In 1927, he, along with Anwar Shah Kashmiri and Shabbir Ahmad Usmani, migrated to Jamia Islamia Talimuddin. For seventeen years, he engaged in teaching hadith at Jamia Islamia Talimuddin, covering texts such as Sunan al-Tirmidhi, Shama'il al-Muhammadiyya, and Mishkat al-Masabih. He also continued participating in Anwar Shah Kashmiri's classes on Sahih al-Bukhari and Sunan al-Tirmidhi for five years.

After Dabhel, he moved to Bahawalnagar, Punjab, established Jam'ul Uloom, and stayed for a year there. He then came to Delhi and became associated with Nadwatul Musannifeen in 1943. After the partition of India in 1947, he migrated to Karachi, Pakistan, and, under the patronage of Shabbir Ahmad Usmani founded Jamia Islamia at Tando Allahyar. Following Pakistan's formation, he actively participated in the formulation of an Islamic constitution.

After residing for four years in Pakistan, he migrated to Medina. Abd al-Fattah Abu Ghudda met him in Medina, benefited from him, and later narrated hadiths from him.

Known as Qutb al-Aarifeen, he received Sufi teachings from Khalil Ahmad Saharanpuri, associated with Aziz-ul-Rahman Usmani, and ultimately received spiritual succession from Muhammad Ishaq Merathi. He died on 29 October 1965, in Prophet's Mosque, and was laid to rest in Al-Baqi Cemetery. His influence extended to Pakistan, India, South Africa, and the Middle East.

== Literary works ==
He scrutinized the intricacies of the Quran and hadith, expressing an understanding of Arabic literature and poetry. His literary works touched various religious subjects. Apart from Fayd al-Bari and Tarjuman al-Sunnah, he authored the three-volume Jawahir al-Hikam, addressing contemporary social issues and the implementation of Islamic law in 1965, translated into French and Gujarati.
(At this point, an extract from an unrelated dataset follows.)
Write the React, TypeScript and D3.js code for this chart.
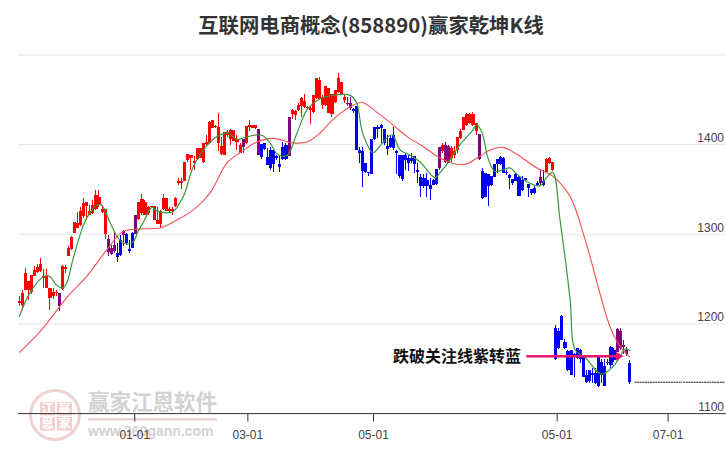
import { useEffect, useRef } from 'react';
import * as d3 from 'd3';

const width = 726;
const height = 450;

const highs = [
  1231,1238,1262,1248,1255,1265,1267,1274,1261,1261,
  1240,1240,1238,1234,1266,1266,1287,1298,1314,1325,
  1331,1341,1336,1333,1338,1349,1349,1333,1328,1299,
  1288,1304,1290,1299,1305,1301,1294,1303,1322,1336,
  1345,1338,1332,1332,1332,1331,1327,1345,1341,1331,
  1330,1342,1363,1363,1381,1390,1389,1387,1396,1396,
  1402,1411,1426,1428,1422,1435,1409,1414,1416,1417,
  1416,1411,1402,1406,1421,1427,1422,1422,1418,1401,
  1402,1396,1397,1394,1388,1387,1403,1402,1431,1440,
  1439,1447,1453,1457,1443,1443,1455,1474,1476,1455,
  1465,1463,1456,1461,1480,1470,1456,1453,1453,1441,
  1443,1397,1397,1380,1370,1406,1420,1422,1423,1418,
  1411,1411,1420,1394,1389,1389,1391,1389,1391,1387,
  1379,1367,1367,1368,1363,1362,1373,1397,1402,1403,
  1400,1398,1398,1409,1418,1431,1435,1435,1436,1424,
  1412,1374,1368,1367,1365,1378,1384,1387,1386,1372,
  1367,1362,1368,1365,1365,1363,1356,1351,1354,1359,
  1373,1372,1385,1386,1381,1199,1195,1210,1183,1171,
  1171,1168,1173,1172,1164,1149,1149,1151,1151,1164,
  1161,1161,1161,1175,1173,1195,1196,1182,1174,1160,
];

const bodyTops = [
  1226,1234,1257,1248,1255,1260,1264,1267,1253,1253,
  1240,1236,1236,1234,1265,1264,1285,1297,1314,1313,
  1326,1335,1336,1326,1333,1344,1342,1328,1328,1295,
  1285,1288,1279,1294,1304,1300,1284,1302,1322,1336,
  1339,1336,1331,1332,1332,1316,1326,1341,1341,1328,
  1328,1341,1359,1359,1381,1390,1388,1382,1396,1396,
  1402,1403,1425,1427,1421,1420,1399,1414,1414,1416,
  1416,1406,1400,1406,1421,1422,1422,1422,1418,1401,
  1402,1386,1394,1394,1387,1378,1397,1400,1431,1439,
  1438,1444,1452,1449,1442,1441,1455,1474,1472,1453,
  1465,1463,1456,1461,1474,1470,1453,1447,1447,1440,
  1443,1394,1393,1380,1370,1406,1420,1420,1422,1418,
  1398,1407,1411,1393,1389,1389,1389,1385,1385,1387,
  1372,1364,1363,1361,1355,1361,1373,1397,1400,1400,
  1398,1396,1393,1409,1415,1431,1434,1434,1434,1424,
  1412,1371,1368,1367,1365,1378,1384,1386,1385,1370,
  1366,1362,1367,1364,1361,1363,1356,1351,1352,1357,
  1364,1359,1384,1385,1381,1196,1192,1209,1180,1170,
  1171,1167,1173,1171,1164,1143,1149,1145,1145,1163,
  1158,1153,1158,1174,1171,1194,1192,1176,1171,1156,
];

const bodyBottoms = [
  1223,1221,1238,1238,1236,1254,1258,1259,1252,1240,
  1229,1231,1234,1220,1239,1261,1276,1284,1302,1307,
  1310,1320,1332,1322,1324,1328,1333,1325,1300,1280,
  1278,1281,1275,1277,1299,1290,1281,1285,1300,1317,
  1324,1322,1324,1330,1316,1311,1311,1328,1326,1326,
  1326,1332,1357,1357,1360,1383,1385,1380,1384,1385,
  1381,1401,1402,1419,1420,1402,1390,1389,1411,1406,
  1404,1403,1391,1397,1402,1420,1419,1419,1388,1386,
  1395,1377,1374,1378,1385,1375,1384,1384,1387,1434,
  1433,1439,1443,1442,1441,1439,1436,1452,1451,1444,
  1444,1435,1434,1448,1459,1456,1450,1446,1441,1437,
  1394,1391,1371,1370,1368,1367,1406,1418,1419,1402,
  1395,1397,1396,1391,1365,1362,1383,1379,1382,1378,
  1370,1354,1354,1354,1350,1355,1356,1374,1393,1381,
  1379,1385,1389,1394,1407,1416,1422,1424,1422,1415,
  1384,1341,1342,1354,1355,1364,1378,1378,1368,1368,
  1363,1357,1360,1343,1349,1361,1352,1346,1346,1355,
  1357,1355,1369,1380,1372,1161,1173,1182,1173,1149,
  1143,1166,1162,1161,1141,1135,1136,1143,1134,1131,
  1143,1131,1156,1154,1160,1169,1173,1174,1166,1135,
];

const lows = [
  1220,1218,1238,1227,1233,1254,1257,1258,1240,1240,
  1216,1228,1231,1215,1238,1257,1276,1283,1301,1307,
  1309,1318,1316,1321,1323,1327,1331,1324,1295,1276,
  1277,1279,1269,1276,1287,1288,1279,1285,1300,1316,
  1322,1322,1322,1330,1316,1311,1307,1327,1326,1324,
  1322,1331,1355,1350,1359,1381,1372,1372,1383,1385,
  1380,1400,1401,1419,1419,1393,1389,1388,1409,1400,
  1404,1394,1391,1391,1401,1415,1419,1417,1388,1384,
  1394,1377,1372,1370,1383,1369,1383,1383,1387,1429,
  1428,1438,1431,1441,1440,1423,1435,1451,1451,1440,
  1443,1435,1431,1447,1458,1455,1446,1443,1439,1435,
  1394,1380,1353,1368,1365,1367,1405,1407,1402,1400,
  1389,1396,1394,1367,1363,1360,1372,1371,1380,1368,
  1357,1342,1352,1342,1338,1355,1355,1372,1391,1379,
  1379,1381,1385,1391,1406,1416,1421,1423,1421,1411,
  1383,1339,1342,1332,1354,1364,1368,1377,1368,1366,
  1351,1355,1359,1343,1348,1360,1342,1344,1345,1354,
  1355,1354,1368,1378,1371,1160,1172,1182,1172,1148,
  1143,1141,1161,1156,1141,1134,1134,1134,1133,1130,
  1134,1131,1154,1151,1158,1169,1171,1166,1164,1133,
];

// colour state of each run of candles: [state, how many]
const signalRuns: [string, number][] = [
  ['r',13],['p',1],['r',15],['p',3],['b',2],['p',1],['b',3],['p',1],['r',34],['p',1],
  ['r',4],['p',1],['b',9],['p',1],['r',18],['p',2],['b',28],['p',1],['r',1],['p',2],
  ['r',9],['p',1],['b',19],['p',1],['b',1],['r',3],['b',20],['p',4],['b',1],
];

const greenIdx = [0,3.5,8,10,12,14,15.5,17.5,21,23,25.5,27,29.5,32,34,37,38.7,40.4,43.3,45,50,53,54,56.7,59,62,64.5,68,71,73.6,77.5,79.5,81.8,84,86,87.7,90.6,93.9,98,102.3,107.9,110,112,115.4,118,121.6,124.2,127,130.7,135.6,137.3,139.9,143.8,147.7,149.3,151,152.9,155.2,157.8,160,162.7,166.6,169.9,171.5,174,176.4,179.7,181.3,184.5,188.5,190,193.3,195.9,197.6,199.2];
const greenVal = [1208,1235,1253,1253,1244,1240,1246,1272,1311,1324,1333,1332,1314,1297,1290,1291,1303,1313,1330,1326,1325,1339,1346,1375,1389,1402,1409,1413,1406,1408,1411,1410,1402,1390,1387,1389,1413,1439,1451,1455,1455,1447,1413,1391,1400,1411,1394,1389,1381,1363,1369,1380,1400,1415,1422,1413,1385,1370,1372,1374,1366,1357,1354,1361,1369,1316,1227,1171,1163,1147,1144,1151,1163,1172,1170];

const redIdx = [0,7.4,15.6,22,28.6,33.8,39.4,45.9,51.4,56.7,62.2,67.8,72,77.5,82.8,89.3,93.9,98.1,102.3,107.9,111.8,116.7,121.9,126.5,131.7,137.3,141.5,145.4,149.3,153.6,157.8,162.4,168.9,174,179.7,184.6,190,192.7,196,199.2];
const redVal = [1168,1194,1230,1253,1283,1303,1306,1307,1316,1327,1346,1380,1391,1403,1407,1402,1403,1413,1428,1442,1447,1436,1422,1409,1398,1385,1379,1378,1385,1394,1397,1389,1374,1365,1342,1294,1227,1197,1175,1163];

const gridPrices = [1200, 1300, 1400, 1500];
const labelPrices = [1100, 1200, 1300, 1400];
const tickIdx = [37.5, 74.4, 115.4, 175.3, 211.5];
const tickLabels = ['01-01', '03-01', '05-01', '05-01', '07-01'];

// flat projection after the last candle, broken into two stretches
const futurePrice = 1135;
const futureStretches = [[200.7, 216.2], [216.6, 230.2]];

const breakPrice = 1164;
const breakFromIdx = 165.4;
const breakToIdx = 197.2;

const colors: { [key: string]: string } = { r: '#ff0000', b: '#0000ee', p: '#800080' };
const cjk = '"Noto Sans CJK SC", sans-serif';

const App = () => {
  const svgRef = useRef<SVGSVGElement>(null);

  useEffect(() => {
    if (!svgRef.current) return;
    const svg = d3.select(svgRef.current);
    svg.selectAll('*').remove();

    const x = d3.scaleLinear().domain([0, 199]).range([19.3, 629.3]);
    const y = d3.scaleLinear().domain([1100, 1500]).range([413.6, 55]);

    const signals = signalRuns.flatMap(([s, n]) => Array.from({ length: n }, () => s));
    const candles = highs.map((h, i) => ({
      i, h, top: bodyTops[i], bottom: bodyBottoms[i], l: lows[i], s: signals[i],
    }));

    // watermark
    const mark = svg.append('g');
    mark.append('circle').attr('cx', 55).attr('cy', 415).attr('r', 24.5)
      .attr('fill', 'none').attr('stroke', '#f0d2d2').attr('stroke-width', 3);
    [['江', 40, 402], ['赢', 57, 402], ['恩', 40, 417], ['家', 57, 417]].forEach(([t, cx, cy]) => {
      mark.append('rect').attr('x', cx as number).attr('y', cy as number)
        .attr('width', 15).attr('height', 13.5).attr('fill', '#f3cfcf');
      mark.append('text').attr('x', (cx as number) + 7.5).attr('y', (cy as number) + 11)
        .attr('text-anchor', 'middle').style('font-family', cjk).style('font-size', '12px')
        .style('font-weight', 'bold').attr('fill', '#fff').text(t as string);
    });
    mark.append('text').attr('x', 88).attr('y', 410).style('font-family', cjk)
      .style('font-size', '21.5px').style('font-weight', 'bold').attr('fill', '#d2d2d2')
      .text('赢家江恩软件');
    mark.append('rect').attr('x', 88).attr('y', 418).attr('width', 129).attr('height', 2.5).attr('fill', '#ead6d6');
    mark.append('text').attr('x', 88).attr('y', 436).style('font-family', '"Liberation Sans", sans-serif')
      .style('font-size', '14px').style('font-weight', 'bold').attr('fill', '#d2d2d2')
      .text('www.360gann.com');

    // grid
    svg.append('g').selectAll('line').data(gridPrices).enter().append('line')
      .attr('x1', 18).attr('x2', width)
      .attr('y1', d => y(d)).attr('y2', d => y(d))
      .attr('stroke', '#e6e6e6');

    // candles
    const cg = svg.append('g').attr('shape-rendering', 'crispEdges');
    cg.selectAll('line').data(candles).enter().append('line')
      .attr('x1', d => x(d.i)).attr('x2', d => x(d.i))
      .attr('y1', d => y(d.h)).attr('y2', d => y(d.l))
      .attr('stroke', d => colors[d.s]).attr('stroke-width', 1);
    cg.selectAll('rect').data(candles).enter().append('rect')
      .attr('x', d => x(d.i) - 1.5).attr('width', 3.1)
      .attr('y', d => y(d.top))
      .attr('height', d => Math.max(1.5, y(d.bottom) - y(d.top)))
      .attr('fill', d => colors[d.s]);

    // moving lines
    const maLine = (idx: number[], val: number[], color: string, w: number) => {
      svg.append('path')
        .attr('d', d3.line<number>().x((_, i) => x(idx[i])).y(d => y(d)).curve(d3.curveCatmullRom)(val))
        .attr('fill', 'none').attr('stroke', color).attr('stroke-width', w);
    };
    maLine(redIdx, redVal, '#f55252', 1.1);
    maLine(greenIdx, greenVal, '#38983c', 1.2);

    // flat projection
    futureStretches.forEach(([a, b]) => {
      svg.append('line').attr('x1', x(a)).attr('x2', x(b))
        .attr('y1', y(futurePrice)).attr('y2', y(futurePrice))
        .attr('stroke', '#111').attr('stroke-dasharray', '2 0.6');
    });

    // break-line annotation
    const ay = y(breakPrice);
    svg.append('line').attr('x1', x(breakFromIdx)).attr('x2', x(breakToIdx) - 7)
      .attr('y1', ay).attr('y2', ay)
      .attr('stroke', '#e8186f').attr('stroke-width', 2.6);
    svg.append('path')
      .attr('d', d3.line()([[x(breakToIdx), ay], [x(breakToIdx) - 8, ay - 4.5], [x(breakToIdx) - 8, ay + 4.5]]) + 'Z')
      .attr('fill', '#e8186f');
    svg.append('text').attr('x', 521).attr('y', ay + 5.5).attr('text-anchor', 'end')
      .style('font-family', cjk).style('font-size', '16px').style('font-weight', 'bold')
      .attr('fill', '#111').text('跌破关注线紫转蓝');

    // x axis
    const xAxis = svg.append('g').attr('transform', `translate(0,${y(1100)})`)
      .call(d3.axisBottom(x).tickValues(tickIdx).tickSize(8).tickFormat((_, i) => tickLabels[i]));
    xAxis.select('.domain').attr('d', `M18,0H${width}`).attr('stroke', '#333');
    xAxis.selectAll('.tick line').attr('stroke', '#333');
    xAxis.selectAll('.tick text')
      .attr('y', 17).attr('fill', '#444')
      .style('font-family', '"Liberation Sans", sans-serif').style('font-size', '12px');

    // y labels
    const yAxis = svg.append('g').attr('transform', 'translate(724,0)')
      .call(d3.axisLeft(y).tickValues(labelPrices).tickSize(0).tickPadding(0).tickFormat(d3.format('d')));
    yAxis.select('.domain').remove();
    yAxis.selectAll('.tick text')
      .attr('dy', '-0.27em').attr('fill', '#444')
      .style('font-family', '"Liberation Sans", sans-serif').style('font-size', '12px');

    // title
    svg.append('text').attr('x', 371).attr('y', 33).attr('text-anchor', 'middle')
      .style('font-family', cjk).style('font-size', '20.35px').style('font-weight', 'bold')
      .attr('fill', '#333').text('互联网电商概念(858890)赢家乾坤K线');
  }, []);

  return (
    <svg ref={svgRef} width={width} height={height}
      style={{ position: 'absolute', left: 0, top: 0, background: '#fff' }} />
  );
};

export default App;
His annotations for Fayd al-Bari, published as Al-Badr Al-Sari. He wrote an abstract of Rashid Ahmad Gangohi's book Zubdat-ul-Manāsik under the title Khulasa Zubdat-ul-Manāsik, a guide on Hajj issues. One of his books on the descent of Jesus is called Nuzool-e-ʿĪsā, and he has written a booklet in the same series called Awaz-e-Haq. During his time in Pakistan, he translated Ali al-Qari's Al-Hizb al-Azam and wrote some poetry.